S.3 After you used the skill for the first time, please 1) disable the skill, 2) close the skill homepage, and 3) finish the following survey questions. % in the following.
Please feel free to stop using it if you decide not to proceed with the skill.
Skill Permission Prompt
The permission prompt should not be designed like a permission manager. The current design implies a false impression that the skills have been installed, and users are asked to remove any preset permissions if they want.
As discussed in Finding 1, users tend to skip the prompt window as soon as possible by clicking the ``Save Permission'' buttons. First, the skill permission should not be preset to be true.
Second, the prompt window design should encourage users to carefully check the skill permission descriptions because they may not be sure of the risks (Finding 2). For example, similar to the mobile permission prompt design, the skill permissions' prompt window should ask users to choose either ``Allow'' or ``Reject'' for each permission. This can potentially increase the users' willingness to check permission details.
Skill I/O
As mentioned in Finding 5, it is not sufficient to only use a passive warning to alert the users to the risks of skill I/O. How a skill could leverage skill I/O should be clearly described in a more obvious manner. First, skills' I/O-related warning can be considered as a type of skill permission to be displayed in the permission prompt window. This would help increase the attention rate and help users understand what the risks could be.
Another way to alert the users is to play audio warnings when users are interacting with the skills.
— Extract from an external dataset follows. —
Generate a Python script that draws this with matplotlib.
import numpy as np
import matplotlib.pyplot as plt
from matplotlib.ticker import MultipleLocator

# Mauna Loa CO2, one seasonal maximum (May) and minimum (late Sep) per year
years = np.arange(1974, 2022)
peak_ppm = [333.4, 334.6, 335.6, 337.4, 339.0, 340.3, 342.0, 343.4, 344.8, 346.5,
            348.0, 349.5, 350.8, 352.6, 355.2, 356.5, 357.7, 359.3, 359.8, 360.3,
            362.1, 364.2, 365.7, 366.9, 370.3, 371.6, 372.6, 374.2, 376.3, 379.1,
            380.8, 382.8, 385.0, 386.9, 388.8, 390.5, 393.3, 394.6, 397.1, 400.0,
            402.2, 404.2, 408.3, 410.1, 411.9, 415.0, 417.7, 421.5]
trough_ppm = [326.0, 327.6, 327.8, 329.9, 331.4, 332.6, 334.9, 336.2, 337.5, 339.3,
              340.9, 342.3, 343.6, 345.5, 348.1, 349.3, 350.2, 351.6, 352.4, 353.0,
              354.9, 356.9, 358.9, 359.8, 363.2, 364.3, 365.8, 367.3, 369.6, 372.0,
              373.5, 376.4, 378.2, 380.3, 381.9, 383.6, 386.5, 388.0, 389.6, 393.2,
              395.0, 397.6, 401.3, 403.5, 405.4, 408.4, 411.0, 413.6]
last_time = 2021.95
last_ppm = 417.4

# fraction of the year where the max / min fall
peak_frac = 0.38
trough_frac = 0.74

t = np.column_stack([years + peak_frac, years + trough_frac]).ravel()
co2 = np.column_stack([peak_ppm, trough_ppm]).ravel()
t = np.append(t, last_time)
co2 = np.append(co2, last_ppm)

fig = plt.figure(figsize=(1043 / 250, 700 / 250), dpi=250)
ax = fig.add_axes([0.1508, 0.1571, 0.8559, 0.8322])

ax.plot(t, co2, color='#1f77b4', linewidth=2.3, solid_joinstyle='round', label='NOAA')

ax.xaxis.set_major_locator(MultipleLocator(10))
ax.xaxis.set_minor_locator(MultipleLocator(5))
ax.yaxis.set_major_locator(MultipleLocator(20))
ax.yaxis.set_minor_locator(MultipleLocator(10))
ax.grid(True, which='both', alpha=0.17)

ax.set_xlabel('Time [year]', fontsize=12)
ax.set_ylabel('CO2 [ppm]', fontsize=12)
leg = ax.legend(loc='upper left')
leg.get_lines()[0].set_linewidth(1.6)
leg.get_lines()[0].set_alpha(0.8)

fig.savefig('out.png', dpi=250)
Unfortunately, this is a challenging task because it will significantly decrease usability by reducing the effective interaction time. Audio-based warning messages could still be useful. For example, Alexa may use a different voice or accent when playing speech from a third-party skill.
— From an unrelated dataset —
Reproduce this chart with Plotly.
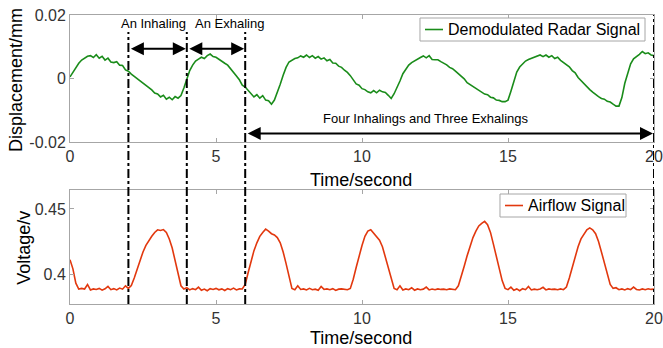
import plotly.graph_objects as go
from plotly.subplots import make_subplots

# ---------------- data ----------------
time_s = [round(i * 0.1, 1) for i in range(201)]

radar_mm = [
    0.0005, 0.0020, 0.0035, 0.0048, 0.0058, 0.0063, 0.0070, 0.0072, 0.0066, 0.0075,
    0.0064, 0.0070, 0.0058, 0.0064, 0.0052, 0.0050, 0.0053, 0.0042, 0.0041, 0.0027,
    0.0023, 0.0014, 0.0007, 0.0000, -0.0007, -0.0016, -0.0022, -0.0030, -0.0036, -0.0046,
    -0.0049, -0.0058, -0.0053, -0.0065, -0.0059, -0.0067, -0.0057, -0.0062, -0.0054, -0.0030,
    -0.0005, 0.0025, 0.0042, 0.0055, 0.0061, 0.0067, 0.0063, 0.0072, 0.0077, 0.0069,
    0.0067, 0.0060, 0.0055, 0.0048, 0.0042, 0.0031, 0.0022, 0.0008, -0.0004, -0.0021,
    -0.0027, -0.0038, -0.0048, -0.0058, -0.0051, -0.0062, -0.0054, -0.0068, -0.0070, -0.0081,
    -0.0068, -0.0045, -0.0018, 0.0010, 0.0035, 0.0052, 0.0058, 0.0063, 0.0065, 0.0071,
    0.0067, 0.0074, 0.0066, 0.0072, 0.0064, 0.0069, 0.0061, 0.0065, 0.0056, 0.0060,
    0.0049, 0.0048, 0.0039, 0.0035, 0.0026, 0.0019, 0.0009, -0.0003, -0.0017, -0.0021,
    -0.0032, -0.0035, -0.0042, -0.0045, -0.0038, -0.0045, -0.0037, -0.0042, -0.0044, -0.0053,
    -0.0063, -0.0048, -0.0030, -0.0008, 0.0015, 0.0030, 0.0042, 0.0050, 0.0056, 0.0062,
    0.0066, 0.0071, 0.0065, 0.0072, 0.0060, 0.0059, 0.0059, 0.0053, 0.0048, 0.0043,
    0.0035, 0.0031, 0.0023, 0.0015, 0.0007, -0.0001, -0.0013, -0.0019, -0.0025, -0.0030,
    -0.0037, -0.0041, -0.0049, -0.0051, -0.0059, -0.0061, -0.0068, -0.0069, -0.0073, -0.0073,
    -0.0068, -0.0040, -0.0008, 0.0020, 0.0036, 0.0046, 0.0055, 0.0060, 0.0064, 0.0067,
    0.0071, 0.0074, 0.0069, 0.0074, 0.0067, 0.0072, 0.0063, 0.0067, 0.0057, 0.0051,
    0.0043, 0.0037, 0.0025, 0.0018, 0.0003, -0.0007, -0.0017, -0.0025, -0.0035, -0.0043,
    -0.0051, -0.0057, -0.0063, -0.0065, -0.0072, -0.0074, -0.0081, -0.0087, -0.0087, -0.0060,
    -0.0015, 0.0020, 0.0046, 0.0062, 0.0068, 0.0076, 0.0085, 0.0078, 0.0081, 0.0074,
    0.0072,
]

airflow_v = [
    0.4110, 0.4040, 0.3930, 0.3885, 0.3890, 0.3885, 0.3920, 0.3878, 0.3886, 0.3882,
    0.3890, 0.3876, 0.3887, 0.3905, 0.3880, 0.3888, 0.3878, 0.3892, 0.3884, 0.3910,
    0.3890, 0.3912, 0.3970, 0.4040, 0.4110, 0.4170, 0.4220, 0.4260, 0.4290, 0.4320,
    0.4340, 0.4335, 0.4342, 0.4320, 0.4270, 0.4200, 0.4110, 0.4010, 0.3910, 0.3885,
    0.3895, 0.3878, 0.3888, 0.3880, 0.3900, 0.3876, 0.3885, 0.3872, 0.3888, 0.3882,
    0.3890, 0.3879, 0.3886, 0.3874, 0.3888, 0.3880, 0.3892, 0.3878, 0.3886, 0.3885,
    0.3920, 0.4010, 0.4100, 0.4180, 0.4240, 0.4290, 0.4320, 0.4345, 0.4330, 0.4310,
    0.4300, 0.4280, 0.4240, 0.4170, 0.4080, 0.3980, 0.3890, 0.3880, 0.3910, 0.3882,
    0.3886, 0.3878, 0.3890, 0.3880, 0.3884, 0.3876, 0.3905, 0.3882, 0.3886, 0.3880,
    0.3888, 0.3874, 0.3884, 0.3886, 0.3882, 0.3880, 0.3890, 0.3960, 0.4050, 0.4140,
    0.4220, 0.4290, 0.4330, 0.4340, 0.4315, 0.4290, 0.4260, 0.4210, 0.4130, 0.4040,
    0.3960, 0.3890, 0.3880, 0.3910, 0.3878, 0.3886, 0.3880, 0.3895, 0.3876, 0.3886,
    0.3880, 0.3884, 0.3900, 0.3878, 0.3885, 0.3880, 0.3886, 0.3882, 0.3884, 0.3880,
    0.3886, 0.3882, 0.3880, 0.3910, 0.3980, 0.4060, 0.4140, 0.4210, 0.4280, 0.4330,
    0.4370, 0.4390, 0.4405, 0.4380, 0.4320, 0.4230, 0.4130, 0.4030, 0.3950, 0.3890,
    0.3880, 0.3900, 0.3876, 0.3886, 0.3872, 0.3888, 0.3880, 0.3905, 0.3878, 0.3884,
    0.3880, 0.3886, 0.3898, 0.3878, 0.3886, 0.3882, 0.3884, 0.3880, 0.3886, 0.3880,
    0.3900, 0.3970, 0.4050, 0.4140, 0.4210, 0.4270, 0.4310, 0.4340, 0.4355, 0.4340,
    0.4310, 0.4250, 0.4170, 0.4080, 0.3990, 0.3920, 0.3890, 0.3895, 0.3880, 0.3886,
    0.3878, 0.3888, 0.3880, 0.3900, 0.3882, 0.3878, 0.3886, 0.3880, 0.3887, 0.3882,
    0.3884,
]

x_ticks = [0, 5, 10, 15, 20]
radar_ticks = [-0.02, 0, 0.02]
radar_tick_labels = ["-0.02", "0", "0.02"]
air_ticks = [0.40, 0.45]
air_tick_labels = ["0.4", "0.45"]

radar_name = "Demodulated Radar Signal"
airflow_name = "Airflow Signal"

phase_marks = [2, 4, 6]          # dashed vertical markers (short)
end_mark = 20                    # dashed vertical marker (full height)
inhale_span = [2, 4]
exhale_span = [4, 6]
multi_span = [6, 20]

# ---------------- figure ----------------
FONT = "Arial, 'Liberation Sans', sans-serif"
GREEN = "#1a8c1a"
RED = "#e2380e"
AXIS_GRAY = "#a6a6a6"

fig = make_subplots(rows=2, cols=1, shared_xaxes=False, vertical_spacing=0.0)

fig.add_trace(go.Scatter(x=time_s, y=radar_mm, mode="lines", name=radar_name,
                         line=dict(color=GREEN, width=1.6), showlegend=False), row=1, col=1)
fig.add_trace(go.Scatter(x=time_s, y=airflow_v, mode="lines", name=airflow_name,
                         line=dict(color=RED, width=1.6), showlegend=False), row=2, col=1)

axis_common = dict(showgrid=False, zeroline=False, showline=True, mirror="ticks",
                   linecolor=AXIS_GRAY, linewidth=1, ticks="inside", ticklen=4,
                   tickcolor=AXIS_GRAY, automargin=False,
                   tickfont=dict(family=FONT, size=16, color="#333333"))

fig.update_xaxes(range=[0, 20], tickvals=x_ticks, domain=[0, 1], **axis_common)
fig.update_yaxes(range=[-0.02, 0.02], tickvals=radar_ticks, ticktext=radar_tick_labels,
                 domain=[0.5606, 1.0], row=1, col=1, **axis_common)
fig.update_yaxes(range=[0.377, 0.4646], tickvals=air_ticks, ticktext=air_tick_labels,
                 domain=[0.0, 0.3945], row=2, col=1, **axis_common)

shapes = []
for m in phase_marks:
    shapes.append(dict(type="line", xref="x", yref="paper", x0=m, x1=m, y0=0.0, y1=0.941,
                       line=dict(color="black", width=2, dash="dashdot")))
shapes.append(dict(type="line", xref="x", yref="paper", x0=end_mark, x1=end_mark, y0=0.0, y1=1.0,
                   line=dict(color="black", width=2, dash="dashdot")))

# legend boxes (drawn so their size matches the original compact legends)
legend_specs = [
    dict(name=radar_name, color=GREEN, box=(0.5993, 0.9846, 0.910, 0.9896),
         line=(0.6079, 0.6387), ymid=0.9498, tx=0.6438),
    dict(name=airflow_name, color=RED, box=(0.7363, 0.9521, 0.301, 0.3806),
         line=(0.7449, 0.7757), ymid=0.3408, tx=0.7808),
]
annotations = []
for spec in legend_specs:
    x0, x1, y0, y1 = spec["box"]
    shapes.append(dict(type="rect", xref="paper", yref="paper", x0=x0, x1=x1, y0=y0, y1=y1,
                       line=dict(color=AXIS_GRAY, width=1), fillcolor="white", layer="above"))
    shapes.append(dict(type="line", xref="paper", yref="paper", x0=spec["line"][0], x1=spec["line"][1],
                       y0=spec["ymid"], y1=spec["ymid"], line=dict(color=spec["color"], width=1.6),
                       layer="above"))
    annotations.append(dict(x=spec["tx"], y=spec["ymid"], xref="paper", yref="paper", text=spec["name"],
                            showarrow=False, xanchor="left", yanchor="middle",
                            font=dict(family=FONT, size=16, color="black")))

arrow_style = dict(showarrow=True, arrowhead=2, startarrowhead=2, arrowside="end+start",
                   arrowsize=1.3, arrowwidth=2, arrowcolor="black", axref="x", ayref="y",
                   xref="x", yref="y", text="", standoff=1, startstandoff=1)
y_arrow1 = 0.0094
y_arrow2 = -0.0173
annotations.append(dict(x=inhale_span[1], y=y_arrow1, ax=inhale_span[0], ay=y_arrow1, **arrow_style))
annotations.append(dict(x=exhale_span[1], y=y_arrow1, ax=exhale_span[0], ay=y_arrow1, **arrow_style))
annotations.append(dict(x=multi_span[1], y=y_arrow2, ax=multi_span[0], ay=y_arrow2, **arrow_style))

label_font = dict(family=FONT, size=13, color="black")
annotations.append(dict(x=2.86, y=0.0173, xref="x", yref="y", text="An Inhaling", showarrow=False, font=label_font))
annotations.append(dict(x=5.45, y=0.0173, xref="x", yref="y", text="An Exhaling", showarrow=False, font=label_font))
annotations.append(dict(x=12.19, y=-0.0126, xref="x", yref="y", text="Four Inhalings and Three Exhalings",
                        showarrow=False, font=label_font))

title_font = dict(family=FONT, size=18, color="black")
annotations.append(dict(x=-0.0925, y=0.775, xref="paper", yref="paper", text="Displacement/mm",
                        textangle=-90, showarrow=False, font=title_font, xanchor="center", yanchor="middle"))
annotations.append(dict(x=-0.079, y=0.194, xref="paper", yref="paper", text="Voltage/v",
                        textangle=-90, showarrow=False, font=title_font, xanchor="center", yanchor="middle"))
annotations.append(dict(x=0.498, y=0.429, xref="paper", yref="paper", text="Time/second",
                        showarrow=False, font=title_font, xanchor="center", yanchor="middle"))
annotations.append(dict(x=0.498, y=-0.1176, xref="paper", yref="paper", text="Time/second",
                        showarrow=False, font=title_font, xanchor="center", yanchor="middle"))

fig.update_layout(
    width=663, height=348,
    margin=dict(l=70, r=9, t=15, b=44),
    paper_bgcolor="white", plot_bgcolor="white",
    showlegend=False,
    shapes=shapes,
    annotations=annotations,
)

fig.write_html("out.html", config={"displayModeBar": False},
               post_script="document.body.style.margin='0';document.body.style.padding='0';")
We also believe that post-usage warnings can be helpful. For example, in the current iOS permission system, a post-usage warning for background resource usage will warn users of how many times an app (such as Google Maps) has used the user's resource (e.g., location) in the background. Alexa may learn the lesson of leveraging post-usage warnings to help users understand implicit permission usage.
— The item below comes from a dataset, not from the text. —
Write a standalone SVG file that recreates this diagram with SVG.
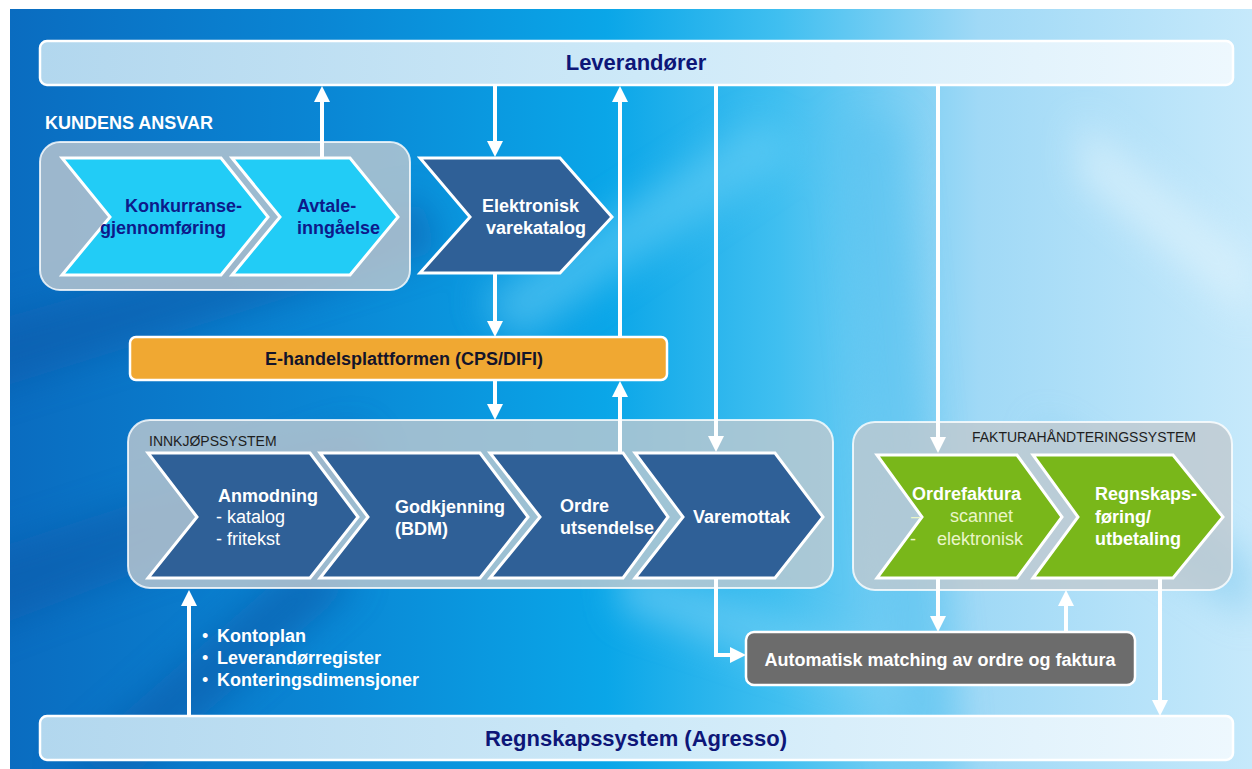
<svg xmlns="http://www.w3.org/2000/svg" width="1252" height="769" viewBox="0 0 1252 769">
  <defs>
    <linearGradient id="bg" x1="0" y1="0" x2="1" y2="0">
      <stop offset="0" stop-color="#0a6cc0"/>
      <stop offset="0.25" stop-color="#0a86d4"/>
      <stop offset="0.48" stop-color="#0aa6e8"/>
      <stop offset="0.62" stop-color="#40bff0"/>
      <stop offset="0.78" stop-color="#a0d9f6"/>
      <stop offset="1" stop-color="#c6e9fb"/>
    </linearGradient>
    <linearGradient id="bar" x1="0" y1="0" x2="1" y2="0">
      <stop offset="0" stop-color="#b2d7ee"/>
      <stop offset="0.5" stop-color="#cde9f8"/>
      <stop offset="1" stop-color="#eef8fe"/>
    </linearGradient>
    <filter id="soft" x="-20%" y="-20%" width="140%" height="140%">
      <feGaussianBlur stdDeviation="18"/>
    </filter>
    <clipPath id="bgclip"><rect x="10" y="9" width="1242" height="760"/></clipPath>
    <marker id="ah" viewBox="0 0 16 16" refX="6" refY="8" markerWidth="16" markerHeight="16" markerUnits="userSpaceOnUse" orient="auto">
      <path d="M0,0 L16,8 L0,16 z" fill="#ffffff"/>
    </marker>
    <style>
      .grp { fill: #c0c9d0; fill-opacity: 0.8; stroke: #ffffff; stroke-opacity: 0.8; stroke-width: 2; }
      .bar { fill: url(#bar); stroke: #ffffff; stroke-width: 2.5; }
      .chev { stroke: #ffffff; stroke-width: 3; stroke-linejoin: miter; }
      .cyan { fill: #22ccf6; }
      .navy { fill: #2f6097; }
      .green { fill: #79b71a; }
      .conn { fill: none; stroke: #ffffff; stroke-width: 4; marker-end: url(#ah); }
      text { font-family: "Liberation Sans", Arial, sans-serif; }
      .b { font-weight: bold; font-size: 18px; }
      .n { font-size: 18px; }
      .title { font-weight: bold; font-size: 22px; fill: #0d1678; }
      .cap { font-size: 14px; fill: #1e1e1e; }
      .w { fill: #ffffff; }
      .dk { fill: #0d1a8a; }
      .lt { fill: #eaf5c8; }
    </style>
  </defs>

  <!-- backdrop -->
  <rect x="0" y="0" width="1252" height="769" fill="#ffffff"/>
  <g clip-path="url(#bgclip)">
    <rect x="10" y="9" width="1242" height="760" fill="url(#bg)"/>
    <g filter="url(#soft)" opacity="0.55">
      <path d="M-40,330 L420,200 L440,250 L-40,400 z" fill="#0a5aa8"/>
      <path d="M-40,560 L360,430 L380,480 L-40,640 z" fill="#0a5aa8"/>
      <path d="M60,769 L300,560 L360,580 L140,769 z" fill="#0a58a6"/>
      <path d="M480,300 L760,120 L800,150 L520,340 z" fill="#6cd0f6"/>
      <path d="M840,120 L900,769 L960,769 L900,120 z" fill="#58c2f0"/>
      <path d="M1040,420 L1252,560 L1252,620 L1040,480 z" fill="#7cc8ee"/>
      <path d="M620,560 L900,660 L900,700 L620,610 z" fill="#80d4f6"/>
      <path d="M1080,120 L1252,260 L1252,320 L1080,180 z" fill="#e4f5fd"/>
    </g>
  </g>

  <!-- supplier bar -->
  <g id="leverandorer">
    <rect class="bar" x="40" y="41" width="1193" height="44" rx="7"/>
    <text class="title" x="636" y="70" text-anchor="middle">Leverandører</text>
  </g>

  <!-- customer responsibility -->
  <g id="kundens-ansvar">
    <text class="b w" x="45" y="129">KUNDENS ANSVAR</text>
    <rect class="grp" x="40" y="142" width="370" height="148" rx="20"/>
  </g>
  <g id="konkurranse">
    <polygon class="chev cyan" points="62,158 221,158 268,217 221,275 62,275 110,217"/>
    <text class="b dk" x="125" y="212">Konkurranse-</text>
    <text class="b dk" x="100" y="234">gjennomføring</text>
  </g>
  <g id="avtale">
    <polygon class="chev cyan" points="232,158 350,158 398,217 350,275 232,275 280,217"/>
    <text class="b dk" x="297" y="212">Avtale-</text>
    <text class="b dk" x="297" y="234">inngåelse</text>
  </g>

  <g id="varekatalog">
    <polygon class="chev navy" points="420,158 560,158 612,217 560,273 420,273 470,217"/>
    <text class="b w" x="482" y="212">Elektronisk</text>
    <text class="b w" x="486" y="234">varekatalog</text>
  </g>

  <!-- e-commerce platform -->
  <g id="ehandel">
    <rect x="130" y="337" width="537" height="43" rx="6" fill="#f0a832" stroke="#ffffff" stroke-width="2.5"/>
    <text class="b" x="404" y="365" text-anchor="middle" fill="#14142a" font-size="17.5">E-handelsplattformen (CPS/DIFI)</text>
  </g>

  <!-- purchasing system -->
  <g id="innkjopssystem">
    <rect class="grp" x="128" y="420" width="705" height="168" rx="22"/>
    <text class="cap" x="149" y="446">INNKJØPSSYSTEM</text>
  </g>
  <g id="anmodning">
    <polygon class="chev navy" points="148,453 310,453 358,517 310,578 148,578 197,517"/>
    <text class="b w" x="218" y="502">Anmodning</text>
    <text class="n w" x="216" y="523">- katalog</text>
    <text class="n w" x="216" y="545">- fritekst</text>
  </g>
  <g id="godkjenning">
    <polygon class="chev navy" points="320,453 480,453 528,517 480,578 320,578 368,517"/>
    <text class="b w" x="395" y="513">Godkjenning</text>
    <text class="b w" x="395" y="535">(BDM)</text>
  </g>
  <g id="ordre">
    <polygon class="chev navy" points="490,453 623,453 668,517 623,578 490,578 540,517"/>
    <text class="b w" x="560" y="512">Ordre</text>
    <text class="b w" x="560" y="534">utsendelse</text>
  </g>
  <g id="varemottak">
    <polygon class="chev navy" points="635,453 775,453 823,517 775,578 635,578 683,517"/>
    <text class="b w" x="693" y="523">Varemottak</text>
  </g>

  <!-- invoice handling system -->
  <g id="fakturasystem">
    <rect class="grp" x="853" y="422" width="379" height="168" rx="22"/>
    <text class="cap" x="972" y="442">FAKTURAHÅNDTERINGSSYSTEM</text>
  </g>
  <g id="ordrefaktura">
    <polygon class="chev green" points="877,455 1017,455 1062,517 1017,578 877,578 922,517"/>
    <text class="b w" x="912" y="500">Ordrefaktura</text>
    <text class="n lt" x="911" y="522">–</text>
    <text class="n lt" x="950" y="522">scannet</text>
    <text class="n lt" x="910" y="545">-</text>
    <text class="n lt" x="937" y="545">elektronisk</text>
  </g>
  <g id="regnskapsforing">
    <polygon class="chev green" points="1033,455 1173,455 1223,517 1173,578 1033,578 1078,517"/>
    <text class="b w" x="1095" y="500">Regnskaps-</text>
    <text class="b w" x="1095" y="523">føring/</text>
    <text class="b w" x="1095" y="545">utbetaling</text>
  </g>

  <!-- automatic matching -->
  <g id="matching">
    <rect x="746" y="632" width="389" height="53" rx="8" fill="#6c6c6c" stroke="#ffffff" stroke-width="2.5"/>
    <text class="b w" x="940" y="666" text-anchor="middle" font-size="17.5">Automatisk matching av ordre og faktura</text>
  </g>

  <!-- master data list -->
  <g id="stamdata">
    <text class="n w" x="202" y="642">•</text>
    <text class="b w" x="217" y="642">Kontoplan</text>
    <text class="n w" x="202" y="664">•</text>
    <text class="b w" x="217" y="664">Leverandørregister</text>
    <text class="n w" x="202" y="686">•</text>
    <text class="b w" x="217" y="686">Konteringsdimensjoner</text>
  </g>

  <!-- accounting system bar -->
  <g id="regnskapssystem">
    <rect class="bar" x="40" y="716" width="1193" height="44" rx="7"/>
    <text class="title" x="636" y="746" text-anchor="middle">Regnskapssystem (Agresso)</text>
  </g>

  <!-- connectors -->
  <g id="connectors">
    <path class="conn" d="M322,158 V96"/>
    <path class="conn" d="M495,86 V147"/>
    <path class="conn" d="M495,274 V327"/>
    <path class="conn" d="M495,381 V410"/>
    <path class="conn" d="M620,453 V391"/>
    <path class="conn" d="M620,337 V96"/>
    <path class="conn" d="M716,86 V442"/>
    <path class="conn" d="M938,86 V443"/>
    <path class="conn" d="M716,579 V655 H736"/>
    <path class="conn" d="M938,579 V622"/>
    <path class="conn" d="M1066,632 V600"/>
    <path class="conn" d="M1160,579 V706"/>
    <path class="conn" d="M189,716 V600"/>
  </g>
</svg>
Skill Identity and Reviews.
According to Finding 3, many Alexa users may not know who manages the skills. When further analyzing the user study result, we find that users often paid more attention to the other elements (instead of the skill security indicators) such as skill names and user reviews. We recommend that more indicator-related designs for these elements should be added to the skill homepages.
For example, Twitter uses a blue verified badge besides the account public profile name to let users know that ``an account of public interest is authentic.'' Also, the platform could highlight useful reviews to help users understand the skills' problems. This would potentially help users pay more attention to third-party skills' security- and privacy-related issues.
Educational UI
We find that many users have limited knowledge about Alexa-specific permissions. An educational user interface design should be applied in the Alexa installation process. In the current permission prompt, only vague descriptions are provided for Alexa-specific permissions, such as the unclear definition of "Alexa Reminders". It is not sufficient to help the user understand what could be the potential risks. First, any deceptions shown in skill security indicators should be accurate and easy to understand. Second, more contextual information (e.g., how third parties would use users' data) can be included in the skill homepage.